On Wed, 14 Sep 2011 10:44:36 -0700, Danny Auble wrote:
Have you had a look at the HTC documentation?
http://schedmd.com/slurmdocs/high_throughput.html
Yes, I have. I was able to improve the scheduling speed by tuning the
configuration (before that, I couldn't even queue 65k jobs before
getting timeouts and abysmal performance). Meanwhile, I will update to
2.2 to get larger job counts, but still that doesn't address all my
concerns. Please be patient :)
Without knowing what your real objective is it is hard to prescribe a
real solution.
From your description it seems strange you would have the script
sbatch is calling call sbatch once again. What are you trying to
accomplish there?
Wouldn't it just be easier to run this script outside of an
allocation?
Ok, I will restate my problem in a more practical manner. Please ask if
there's any question or any idea on how to improve the behavior.
I'm running bioinformatic batches of various kinds on genetic data. A
typical analysis will involve running a short batch (~ 10 minutes)
multiplied for each polymorphism we have (roughly 100k times in the
smallest case). Perfect candidate for distribution, since every step in
a single stage is independent.
Analyses are usually multi-stage:
- we run "stage 1" (first 100k jobs)
- collect and aggregate data (a single job depending on "stage 1"
- run "stage 2" using collected data (another 100k jobs)
- (repeat)
Let's assume queuing ~200k jobs is not a problem with 2.2.

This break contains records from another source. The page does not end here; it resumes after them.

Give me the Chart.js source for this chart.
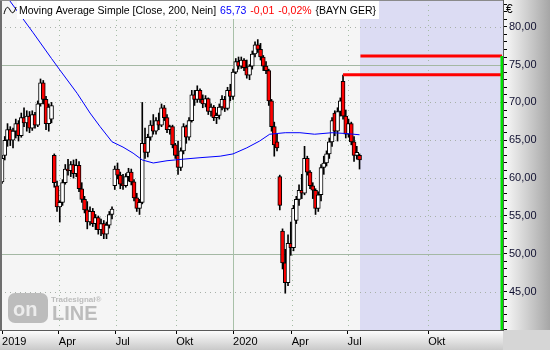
<!DOCTYPE html>
<html lang="de">
<head>
  <meta charset="UTF-8" />
  <title>BAYN GER – Moving Average Simple</title>
  <script src="https://cdn.jsdelivr.net/npm/chart.js"></script>
  <style>
    body { margin: 0; background: #f5f5f5; }
    #wrap { width: 550px; height: 350px; }
  </style>
</head>
<body>
  <div id="wrap"><canvas id="chart" width="550" height="350"></canvas></div>

  <script>
    // Kerzen: eine Kerze je 3 Handelstage, Index 0 = Anfang Januar 2019
    const dayStep = 3;
    const opens  = [59.5,63.0,65.0,66.4,65.0,66.2,67.2,65.6,68.0,67.3,68.2,66.6,68.4,67.0,69.8,72.6,70.4,67.2,67.8,63.0,
                    59.0,56.2,56.8,59.4,61.2,61.0,61.8,60.6,61.7,58.6,57.2,55.8,54.2,55.6,54.0,54.8,53.2,54.0,52.6,53.8,
                    55.2,59.0,61.2,60.4,59.2,59.0,60.2,60.8,59.5,57.4,56.0,56.8,64.6,63.4,65.4,67.0,66.2,67.6,67.0,69.3,
                    68.0,66.4,66.8,64.4,63.0,61.4,63.6,66.8,65.4,67.6,71.0,70.4,71.6,70.4,69.8,70.5,68.8,69.4,68.0,68.3,
                    69.4,70.4,69.2,71.6,70.8,74.0,75.4,74.8,75.6,74.6,73.6,74.8,76.4,77.6,77.0,76.0,74.8,74.2,70.2,66.8,
                    64.8,60.2,53.0,48.8,46.2,51.4,50.8,54.4,57.2,58.4,58.0,62.6,60.8,59.0,58.4,56.0,57.8,61.4,62.0,63.2,
                    64.8,68.6,66.2,68.8,72.8,68.2,65.8,67.2,64.8,63.0,63.0];
    const highs  = [63.0,65.5,67.2,66.8,66.6,67.8,67.6,68.6,69.3,68.9,68.8,68.9,68.7,70.2,73.1,72.9,70.8,69.8,70.0,63.2,
                    59.6,57.0,59.8,61.8,62.5,62.2,62.4,62.5,62.2,59.4,57.6,56.9,56.2,56.0,55.2,55.0,54.6,54.4,54.2,55.6,
                    56.2,61.6,62.0,60.8,60.5,60.6,61.3,61.2,59.8,58.0,57.2,70.0,66.6,65.8,67.6,68.4,68.0,68.6,69.8,69.6,
                    68.4,67.0,67.0,64.6,64.9,64.0,67.2,67.0,68.0,71.6,71.6,72.2,71.8,71.0,70.9,70.6,69.8,69.6,68.6,69.8,
                    70.9,70.8,72.0,72.4,74.4,75.8,76.0,76.0,75.8,75.6,75.0,76.8,78.0,78.3,77.8,76.2,75.4,74.4,70.4,67.4,
                    65.8,60.4,53.3,50.6,52.5,54.2,56.4,57.6,59.1,60.5,64.2,62.9,61.0,59.4,58.6,58.2,61.8,62.9,63.6,65.3,
                    68.0,68.9,69.3,70.6,73.6,69.0,67.8,67.4,65.5,64.2,63.2];
    const lows   = [59.3,62.4,64.2,64.3,64.0,65.3,64.9,65.4,66.8,66.2,66.0,66.3,66.6,66.8,69.5,69.8,66.4,66.2,67.3,58.8,
                    55.6,54.2,56.4,59.2,60.4,60.2,60.0,60.2,58.2,56.8,55.4,53.3,53.8,53.6,53.2,52.6,52.4,52.0,52.0,53.4,
                    54.6,58.5,59.9,58.6,58.5,58.8,59.6,59.1,57.0,55.6,55.2,56.6,62.6,62.8,65.0,65.8,65.8,66.4,66.8,67.6,
                    66.0,65.8,64.0,62.6,60.5,61.0,63.2,64.6,65.0,67.4,69.6,70.0,70.0,69.3,69.4,68.4,68.2,67.6,67.2,67.8,
                    69.0,68.8,69.0,70.2,70.4,73.8,74.4,74.5,74.2,73.2,73.0,74.4,76.0,76.6,75.6,74.2,73.8,69.6,66.2,62.9,
                    63.6,55.8,48.0,44.8,45.8,49.8,50.4,54.0,56.4,57.3,57.8,60.4,58.6,57.3,55.2,55.6,57.0,60.5,61.6,62.6,
                    64.2,65.6,64.9,68.2,67.8,65.3,65.4,64.4,62.2,62.5,61.2];
    const closes = [62.6,65.0,66.4,65.0,66.2,67.2,65.6,68.0,67.3,68.2,66.6,68.4,67.0,69.8,72.6,70.4,67.2,69.4,69.6,59.4,
                    56.2,56.8,59.4,61.2,61.0,61.8,60.6,61.7,58.6,57.2,55.8,54.2,55.6,54.0,54.8,53.2,54.0,52.6,53.8,55.2,
                    55.9,61.2,60.4,59.2,59.0,60.2,60.8,59.5,57.4,56.0,56.8,64.6,63.4,65.4,67.0,66.2,67.6,67.0,69.3,68.0,
                    66.4,66.8,64.4,63.0,61.4,63.6,66.8,65.4,67.6,71.0,70.4,71.6,70.4,69.8,70.5,68.8,69.4,68.0,68.3,69.4,
                    70.4,69.2,71.6,70.8,74.0,75.4,74.8,75.6,74.6,73.6,74.8,76.4,77.6,77.0,76.0,74.8,74.2,70.2,66.8,64.4,
                    64.0,56.4,48.8,46.2,51.4,50.8,56.0,57.2,58.4,58.0,62.6,60.8,59.0,58.4,56.0,57.8,61.4,62.0,63.2,64.8,
                    67.6,66.2,68.8,70.2,68.2,65.8,67.2,64.8,63.0,63.4,62.4];

    // Gleitender Durchschnitt (200 Tage)
    const maX = [-2, 8, 34, 54, 63, 82, 96, 107, 120, 132, 143, 153, 165, 180, 197, 216, 238, 252, 267, 281, 292, 309, 325, 341, 360, 374, 390];
    const maY = [85.2, 83.5, 79.2, 75.8, 74.3, 71.2, 68.6, 66.8, 64.8, 64.1, 63.3, 62.4, 62.0, 62.3, 62.5, 62.7, 62.9, 63.2, 64.0, 64.9, 65.8, 66.0, 66.0, 65.8, 66.0, 65.9, 65.73];

    // Achsen
    const xTickPos    = [0, 62, 124, 190, 252, 316, 377, 465];
    const xTickLabels = ['2019', 'Apr', 'Jul', 'Okt', '2020', 'Apr', 'Jul', 'Okt'];
    const yMajorTicks = [45, 50, 55, 60, 65, 70, 75, 80];
    const ySolidLines = [50, 75];
    const xSolidLines = [252];

    // Markierungen
    const futureStart = 391;
    const endX = 545.4;
    const redLevels = [76.13, 73.66];
    const redStarts = [391, 372];

    // Legende
    const maTitle = 'Moving Average Simple [Close, 200, Nein]';
    const maValue = '65,73';
    const maChange = '-0,01';
    const maChangePct = '-0,02%';
    const symbol = '{BAYN GER}';

    const fontFamily = '"Liberation Sans", Arial, sans-serif';
    const yMin = 39.94, yMax = 83.53;

    const bodies = closes.map((c, i) => ({ x: i * dayStep, y: [Math.min(opens[i], c), Math.max(opens[i], c)] }));
    const wicks  = closes.map((c, i) => ({ x: i * dayStep, y: [lows[i], highs[i]] }));

    const framePlugin = {
      id: 'frame',
      beforeDraw(chart) {
        const { ctx, chartArea: a, scales: { x, y } } = chart;
        ctx.save();
        ctx.fillStyle = '#f5f5f5';
        ctx.fillRect(a.left, a.top, a.right - a.left, a.bottom - a.top);

        let g = ctx.createLinearGradient(a.right, 0, chart.width, 0);
        g.addColorStop(0, '#fbfbfb');
        g.addColorStop(1, '#a6a6a6');
        ctx.fillStyle = g;
        ctx.fillRect(a.right, 0, chart.width - a.right, a.bottom);

        g = ctx.createLinearGradient(0, a.bottom, 0, chart.height);
        g.addColorStop(0, '#ffffff');
        g.addColorStop(1, '#c9c9c9');
        ctx.fillStyle = g;
        ctx.fillRect(0, a.bottom, a.right, chart.height - a.bottom);
        ctx.fillStyle = '#d6d6d6';
        ctx.fillRect(a.right, a.bottom, chart.width - a.right, chart.height - a.bottom);

        // Zukunftsbereich
        const sx = Math.round(x.getPixelForValue(futureStart));
        ctx.fillStyle = '#dcdcf3';
        ctx.fillRect(sx, a.top, a.right - sx, a.bottom - a.top);

        // Gitter
        ctx.lineWidth = 1;
        for (let v = 40; v <= 80; v += 5) {
          const py = Math.round(y.getPixelForValue(v)) + 0.5;
          const solid = ySolidLines.includes(v);
          ctx.setLineDash(solid ? [] : [1, 4]);
          ctx.strokeStyle = solid ? '#a4b8a4' : '#a8b0a8';
          ctx.beginPath(); ctx.moveTo(a.left, py); ctx.lineTo(a.right, py); ctx.stroke();
        }
        xTickPos.forEach(v => {
          if (v === 0) return;
          const px = Math.round(x.getPixelForValue(v)) + 0.5;
          const solid = xSolidLines.includes(v);
          ctx.setLineDash(solid ? [] : [1, 4]);
          ctx.strokeStyle = solid ? '#a8c0a8' : '#a4bca4';
          ctx.beginPath(); ctx.moveTo(px, a.top); ctx.lineTo(px, a.bottom); ctx.stroke();
        });
        ctx.setLineDash([]);

        // Tradesignal-Logo
        ctx.fillStyle = '#bcbcbc';
        ctx.beginPath();
        ctx.roundRect(8, 293, 40, 30, 7);
        ctx.fill();
        ctx.font = 'bold 20px ' + fontFamily;
        ctx.textBaseline = 'alphabetic';
        ctx.fillStyle = '#ececec';
        ctx.fillText('on', 13, 316);
        ctx.fillStyle = '#bcbcbc';
        ctx.fillText('LINE', 52, 320);
        ctx.font = 'bold 8px ' + fontFamily;
        ctx.fillText('Tradesignal®', 51, 302);
        ctx.restore();
      },
      afterDraw(chart) {
        const { ctx, chartArea: a } = chart;
        ctx.save();
        // Rahmen
        ctx.strokeStyle = '#6e6e6e';
        ctx.lineWidth = 2;
        ctx.beginPath(); ctx.moveTo(1, 0); ctx.lineTo(1, a.bottom); ctx.stroke();
        ctx.lineWidth = 1;
        ctx.strokeStyle = '#8a8a8a';
        ctx.beginPath(); ctx.moveTo(0, 0.5); ctx.lineTo(a.right, 0.5); ctx.stroke();

        // Legende
        ctx.font = '10.5px ' + fontFamily;
        ctx.textBaseline = 'middle';
        const parts = [[maTitle, '#000000'], [maValue, '#0000ff'], [maChange, '#ff0000'], [maChangePct, '#ff0000'], [symbol, '#000000']];
        const gap = 4;
        let w = 0;
        parts.forEach(p => { w += ctx.measureText(p[0]).width + gap; });
        ctx.fillStyle = '#ffffff';
        ctx.fillRect(17, 1, w + 1, 18);
        let tx = 19;
        parts.forEach(p => {
          ctx.fillStyle = p[1];
          ctx.fillText(p[0], tx, 11);
          tx += ctx.measureText(p[0]).width + gap;
        });
        // Symbol-Welle
        ctx.strokeStyle = '#000';
        ctx.lineWidth = 1;
        ctx.beginPath();
        ctx.moveTo(4, 14);
        ctx.bezierCurveTo(6, 6, 8, 6, 10, 10);
        ctx.bezierCurveTo(12, 14, 14, 14, 16, 7);
        ctx.stroke();

        ctx.fillStyle = '#000';
        ctx.font = '12px ' + fontFamily;
        ctx.fillText('€', a.right + 3, 10);
        ctx.restore();
      }
    };

    new Chart(document.getElementById('chart'), {
      type: 'bar',
      data: {
        datasets: [
          {
            type: 'line', data: [{ x: endX, y: redLevels[0] }, { x: endX, y: yMin }],
            borderColor: '#00e000', borderWidth: 3, pointRadius: 0
          },
          {
            type: 'line', data: [{ x: redStarts[0], y: redLevels[0] }, { x: endX, y: redLevels[0] }],
            borderColor: '#ff0000', borderWidth: 3, pointRadius: 0
          },
          {
            type: 'line', data: [{ x: redStarts[1], y: redLevels[1] }, { x: endX, y: redLevels[1] }],
            borderColor: '#ff0000', borderWidth: 3, pointRadius: 0
          },
          {
            type: 'line', data: maX.map((v, i) => ({ x: v, y: maY[i] })),
            borderColor: '#0000ff', borderWidth: 1, pointRadius: 0, tension: 0
          },
          {
            data: bodies, grouped: false, barThickness: 4, borderWidth: 1, borderSkipped: false,
            borderColor: '#000000',
            backgroundColor: c => closes[c.dataIndex] < opens[c.dataIndex] ? '#ff0000' : '#ffffff'
          },
          {
            data: wicks, grouped: false, barThickness: 1, borderWidth: 0, backgroundColor: '#000000'
          }
        ]
      },
      options: {
        responsive: false,
        devicePixelRatio: 1,
        animation: false,
        events: [],
        layout: { padding: 0 },
        plugins: { legend: { display: false }, tooltip: { enabled: false } },
        scales: {
          x: {
            type: 'linear', min: -2.2, max: 546.5, offset: false,
            afterBuildTicks: s => { s.ticks = xTickPos.map(v => ({ value: v })); },
            afterFit: s => { s.height = 20; s.paddingLeft = 0; s.paddingRight = 0; },
            grid: { drawOnChartArea: false, offset: false, tickLength: 4, tickColor: '#000', color: '#000' },
            border: { display: true, color: '#5a5a5a' },
            ticks: {
              autoSkip: false, maxRotation: 0, align: 'start', padding: 1, color: '#000',
              font: { family: fontFamily, size: 11 },
              callback: (v, i) => xTickLabels[i]
            }
          },
          y: {
            position: 'right', min: yMin, max: yMax,
            afterBuildTicks: s => {
              const t = [];
              for (let v = Math.ceil(yMin); v <= yMax; v++) t.push({ value: v });
              s.ticks = t;
            },
            afterFit: s => { s.width = 47; s.paddingTop = 0; s.paddingBottom = 0; },
            grid: { drawOnChartArea: false, tickLength: 4, tickColor: '#000', color: '#000' },
            border: { display: true, color: '#5a5a5a' },
            ticks: {
              autoSkip: false, padding: 2, color: '#101030',
              font: { family: fontFamily, size: 11 },
              callback: v => yMajorTicks.includes(v) ? v.toFixed(2).replace('.', ',') : ''
            }
          }
        }
      },
      plugins: [framePlugin]
    });
  </script>
</body>
</html>
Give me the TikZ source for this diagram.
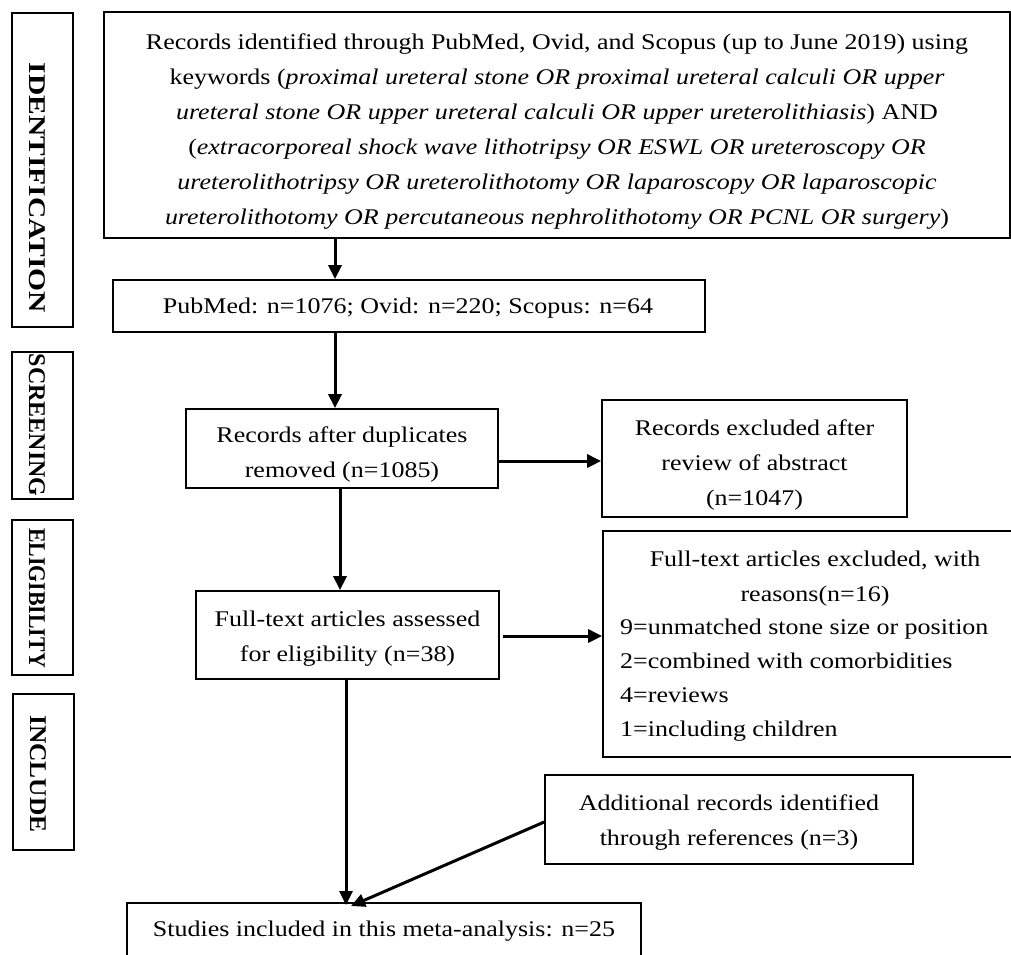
\documentclass[tikz,border=0pt]{standalone}
\usepackage{fontspec}
\setmainfont{Liberation Serif}[FakeStretch=1.16]
\newfontfamily\stagefont{Liberation Serif}
\usetikzlibrary{arrows.meta}
\begin{document}
\begin{tikzpicture}[x=1pt,y=-1pt,
  box/.style={draw, line width=1.7pt, inner sep=0pt},
  txt/.style={inner sep=0pt, align=center, font=\fontsize{22.4}{35}\selectfont},
  lst/.style={inner sep=0pt, align=left, font=\fontsize{22.4}{34.2}\selectfont},
  stagetext/.style={rotate=-90, inner sep=0pt,
    font=\stagefont\bfseries\fontsize{24}{28}\selectfont},
  arr/.style={line width=3pt, -{Triangle[length=14pt,width=13pt]}},
]
\clip (0,0) rectangle (1011,954);
\fill[white] (0,0) rectangle (1011,954);

% stage labels on the left
\node[box, minimum width=61pt, minimum height=314pt] (sid) at (42.5,170) {};
\node[stagetext] (tid) at (37,188) {\scalebox{1.23}[1]{IDENTIFICATION}};
\node[box, minimum width=61pt, minimum height=147pt] (ssc) at (42.5,425.5) {};
\node[stagetext] (tsc) at (37,425) {SCREENING};
\node[box, minimum width=61pt, minimum height=155pt] (sel) at (42.5,597.5) {};
\node[stagetext] (tel) at (37,598) {\scalebox{0.91}[1]{ELIGIBILITY}};
\node[box, minimum width=61pt, minimum height=156pt] (sin) at (43.5,772) {};
\node[stagetext] (tin) at (38,774) {\scalebox{1.06}[1]{INCLUDE}};

% flow boxes
\node[box, minimum width=906pt, minimum height=226pt] (ident) at (557,125) {};
\node[txt] (identtext) at (557,132)
  {Records identified through PubMed, Ovid, and Scopus (up to June 2019) using\\
   keywords (\textit{proximal ureteral stone OR proximal ureteral calculi OR upper}\\
   \textit{ureteral stone OR upper ureteral calculi OR upper ureterolithiasis}) AND\\
   (\textit{extracorporeal shock wave lithotripsy OR ESWL OR ureteroscopy OR}\\
   \textit{ureterolithotripsy OR ureterolithotomy OR laparoscopy OR laparoscopic}\\
   \textit{ureterolithotomy OR percutaneous nephrolithotomy OR PCNL OR surgery})};

\node[box, minimum width=592pt, minimum height=52pt] (pub) at (409,306) {};
\node[txt] (pubtext) at (408,308) {PubMed: n=1076; Ovid: n=220; Scopus: n=64};

\node[box, minimum width=312pt, minimum height=79pt] (rec) at (342,448.5) {};
\node[txt] (rectext) at (342,454) {Records after duplicates\\ removed (n=1085)};

\node[box, minimum width=305pt, minimum height=117pt] (excl) at (754.5,458.5) {};
\node[txt] (excltext) at (754.5,464.5)
  {Records excluded after\\ review of abstract\\ (n=1047)};

\node[box, minimum width=303pt, minimum height=88pt] (full) at (347.5,635) {};
\node[txt] (fulltext) at (347.5,638.5)
  {Full-text articles assessed\\ for eligibility (n=38)};

\node[box, minimum width=427pt, minimum height=226pt] (rsn) at (816.5,644) {};
\node[txt] (rsnhead) at (815,578.5)
  {Full-text articles excluded, with\\ reasons(n=16)};
\node[lst, anchor=west] (rsnlist) at (620,680)
  {9=unmatched stone size or position\\ 2=combined with comorbidities\\
   4=reviews\\ 1=including children};

\node[box, minimum width=368pt, minimum height=89pt] (add) at (729,819.5) {};
\node[txt] (addtext) at (729,823)
  {Additional records identified\\ through references (n=3)};

\node[box, minimum width=514pt, minimum height=90pt, anchor=north] (stud) at (384,902) {};
\node[txt] (studtext) at (384,931) {Studies included in this meta-analysis: n=25};

% connector guides
\coordinate (c1) at (335,0);
\coordinate (c2) at (340,0);
\coordinate (c3) at (346,0);
\coordinate (c4) at (0,461);
\coordinate (c5) at (0,636);
\coordinate (c6) at (351,0);

\draw[arr] (ident.south -| c1) -- (pub.north -| c1);
\draw[arr] (pub.south -| c1) -- (rec.north -| c1);
\draw[arr] (rec.east |- c4) -- (excl.west |- c4);
\draw[arr] (rec.south -| c2) -- (full.north -| c2);
\draw[arr] ([xshift=3pt]full.east |- c5) -- (rsn.west |- c5);
\draw[arr] ([yshift=2pt]full.south -| c3) -- ([yshift=-3pt]stud.north -| c3);
\draw[arr] ([yshift=-2.5pt]add.west) -- ([yshift=-4pt]stud.north -| c6);
\end{tikzpicture}
\end{document}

First issue: "squeue" takes forever with more than >5000 jobs. If more
than one user is scheduling a workflow like this it becomes impossible
to use it at all. Also, managing the queue itself (managing jobs,
killing just "stage 1" is impossible). I would like to group the first
100k jobs in a single "id", so that I know that jobs 1-100k belong to
"stage 1".
My impression by reading the docs is that I can create an allocation
and run "steps" to achieve this behavior. squeue or salloc is the
easiest way, but since queuing that many jobs is also time-consuming,
running the queuing script on the queue itself seemed a perfect solution
(hence sbatch --jobid within sbatch). This method (using salloc or
sbatch) also seems to work fine if I put a fat "sleep" to keep alive the
allocation.
Also, consider that eventually I will need to queue jobs within a
script anyway (the ending step of "stage 1" might be scheduling "stage
2" itself).
Second issue: job dependencies. If I can use a single job with steps, I
can put dependencies for "step 2" easily on a single id and schedule
everything "outside" of slurm. If this is not possible, then I need a
barrier (like "wait" in a script like you suggested) so that as soon a
"stage 1" finishes I can schedule the next stages within the batch
itself.
Right now, to word around these issues, I'm artificially limiting the
jobs by scheduling N/Z jobs, where each resuling job runs Z steps
sequentially. This limits parallelism however. To work around
dependencies issues, I'm looping with a script around "squeue" to see if
a pre-determined stage has finished. Ugly, but having people wait to
schedule more jobs (and thus letting the machines idle) is worse.